What are the responsibilities and job description for the Observability Engineer position at Elite IT Solutions Inc?
Hi,
Please find the job description below
Job Title: Observability Engineer
Location: Westlake Village, CA (Hybrid)
Job Description
We’re looking for an experienced, forward-thinking Observability Engineer to expand our Observability team in Core Services Engineering, and strengthen our observability capabilities across Pennymac environments. In this role, you will be responsible for designing, implementing, and maintaining our observability platform, with a strong focus on New Relic. You will leverage your expertise in Infrastructure as Code (IaC) to automate and manage our monitoring and alerting infrastructure, ensuring our systems are reliable, performant, and transparent.
You will work closely with Core Services, DevOps, Development and Operation teams to foster a culture of proactive monitoring and data-driven decision-making. If you’re passionate about automation, cloud-native patterns, and making systems run smarter and safer, we want to hear from you.
Duties / Responsibilities
The Sr Observability Engineer will:
Design & Implement Observability Solutions
- Architect, build, and scale comprehensive monitoring solutions using the New Relic platform, including APM, Infrastructure, Logs, Synthetics, and custom instrumentation (NRQL).
Automate with IaC
- Develop, manage, and maintain observability configurations—including alerts, dashboards, and synthetic checks—using Infrastructure as Code (IaC) tools such as Terraform/OpenTofu.
Develop Dashboards & Alerts
- Create and refine insightful dashboards and actionable alerting policies in New Relic to provide real-time visibility into infrastructure and application health.
Promote Best Practices
- Act as a subject matter expert on observability, guiding teams on best practices for logging, metrics, and tracing to improve system reliability and reduce mean time to resolution (MTTR).
Troubleshoot & Optimize
- Analyze performance data and telemetry to identify bottlenecks, troubleshoot production issues, and drive performance optimization efforts across the stack.

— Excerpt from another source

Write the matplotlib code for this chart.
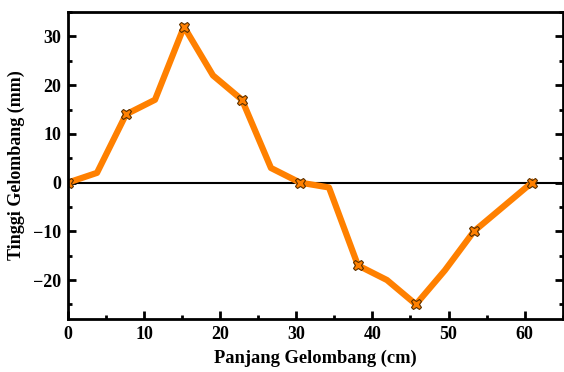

Required Skills & Experience
- Bachelor’s degree in Computer Science, Engineering, or a related field (or equivalent experience).
- 7 years of experience in a Cloud Engineering role (Observability, DevOps, SRE, etc).
- Proven New Relic expertise: 3 years of hands-on experience with the New Relic platform (Dashboards, NRQL, APM, alerting).
- Infrastructure-as-Code (IaC): 3 years with Terraform / OpenTofu (preferred), AWS CDK, CloudFormation, Chef, or Ansible.
- Cloud experience: Strong hands-on work with AWS (preferred), GCP, or Azure.
- Scripting: Python, Go, or Bash for automation.
- Systems knowledge: Cloud architecture, networking, Windows/Linux servers, microservices (SaaS), containerization (Docker, Kubernetes), CI/CD.
- Security & Compliance: Deep understanding of best practices and regulated environments.
- Excellent problem-solving, troubleshooting, communication, and collaboration skills.